━━━ Extracted material

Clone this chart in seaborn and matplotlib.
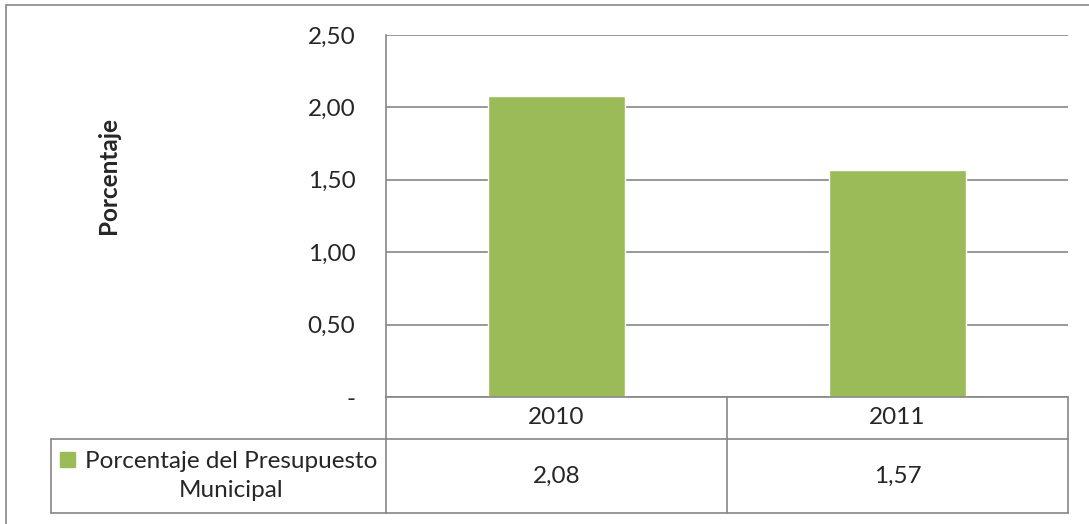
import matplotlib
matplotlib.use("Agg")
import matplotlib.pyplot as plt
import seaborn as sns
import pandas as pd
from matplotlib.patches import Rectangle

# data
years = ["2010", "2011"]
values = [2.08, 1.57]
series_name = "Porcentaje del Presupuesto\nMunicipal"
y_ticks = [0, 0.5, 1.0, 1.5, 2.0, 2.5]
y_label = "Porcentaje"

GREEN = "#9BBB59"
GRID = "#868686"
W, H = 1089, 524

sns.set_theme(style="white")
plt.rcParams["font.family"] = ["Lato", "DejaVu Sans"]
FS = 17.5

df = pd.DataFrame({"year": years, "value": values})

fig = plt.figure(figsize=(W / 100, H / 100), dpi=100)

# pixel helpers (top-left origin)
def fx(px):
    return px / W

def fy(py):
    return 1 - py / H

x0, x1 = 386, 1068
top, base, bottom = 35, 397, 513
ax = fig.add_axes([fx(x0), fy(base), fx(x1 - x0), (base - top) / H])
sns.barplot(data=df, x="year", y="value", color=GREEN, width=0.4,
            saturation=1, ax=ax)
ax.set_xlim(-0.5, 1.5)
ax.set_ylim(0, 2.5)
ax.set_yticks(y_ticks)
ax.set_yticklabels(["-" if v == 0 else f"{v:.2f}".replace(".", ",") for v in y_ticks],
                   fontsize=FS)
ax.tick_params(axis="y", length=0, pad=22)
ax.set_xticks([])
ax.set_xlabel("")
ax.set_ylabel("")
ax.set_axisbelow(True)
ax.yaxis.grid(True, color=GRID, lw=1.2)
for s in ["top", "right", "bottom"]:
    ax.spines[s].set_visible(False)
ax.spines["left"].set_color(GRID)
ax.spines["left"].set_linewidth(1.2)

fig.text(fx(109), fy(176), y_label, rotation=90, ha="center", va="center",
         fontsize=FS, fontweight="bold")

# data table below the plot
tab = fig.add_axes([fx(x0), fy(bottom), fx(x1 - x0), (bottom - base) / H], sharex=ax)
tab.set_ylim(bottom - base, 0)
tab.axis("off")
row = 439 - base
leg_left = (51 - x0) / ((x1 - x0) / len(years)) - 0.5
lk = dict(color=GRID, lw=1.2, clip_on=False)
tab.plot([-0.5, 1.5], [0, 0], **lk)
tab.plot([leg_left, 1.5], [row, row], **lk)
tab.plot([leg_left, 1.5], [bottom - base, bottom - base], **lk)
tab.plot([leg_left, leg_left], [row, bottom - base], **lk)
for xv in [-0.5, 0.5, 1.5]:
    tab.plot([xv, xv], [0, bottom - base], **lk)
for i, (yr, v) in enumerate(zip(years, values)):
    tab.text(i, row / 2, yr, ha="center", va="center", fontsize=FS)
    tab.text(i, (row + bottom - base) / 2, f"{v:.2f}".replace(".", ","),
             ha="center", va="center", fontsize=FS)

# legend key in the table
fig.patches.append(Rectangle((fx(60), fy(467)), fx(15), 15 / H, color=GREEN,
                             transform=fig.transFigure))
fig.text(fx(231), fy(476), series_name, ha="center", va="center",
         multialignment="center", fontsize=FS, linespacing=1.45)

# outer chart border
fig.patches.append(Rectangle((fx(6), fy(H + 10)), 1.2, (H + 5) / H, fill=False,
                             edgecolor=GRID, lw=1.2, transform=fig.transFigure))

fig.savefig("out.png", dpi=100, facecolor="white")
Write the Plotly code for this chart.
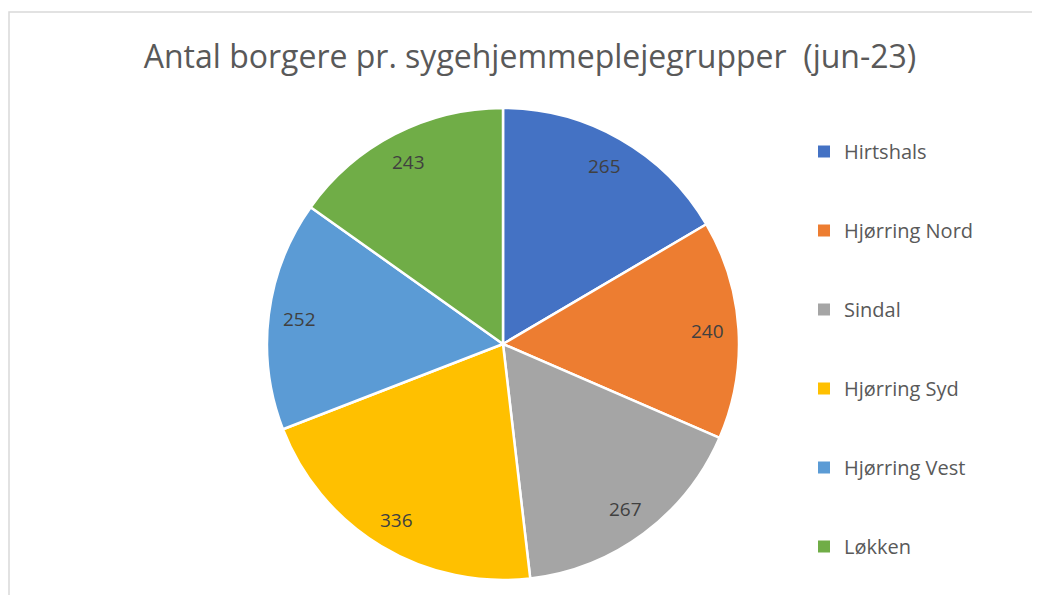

━━━━━━

Please reproduce, word for word, every line from the first line of the records above through the line containing "fig = plt.figure(figsize=(W", and leave out the pictures.

Clone this chart in seaborn and matplotlib.
import matplotlib
matplotlib.use("Agg")
import matplotlib.pyplot as plt
import seaborn as sns
import pandas as pd
from matplotlib.patches import Rectangle

# data
years = ["2010", "2011"]
values = [2.08, 1.57]
series_name = "Porcentaje del Presupuesto\nMunicipal"
y_ticks = [0, 0.5, 1.0, 1.5, 2.0, 2.5]
y_label = "Porcentaje"

GREEN = "#9BBB59"
GRID = "#868686"
W, H = 1089, 524

sns.set_theme(style="white")
plt.rcParams["font.family"] = ["Lato", "DejaVu Sans"]
FS = 17.5

df = pd.DataFrame({"year": years, "value": values})

fig = plt.figure(figsize=(W / 100, H / 100), dpi=100)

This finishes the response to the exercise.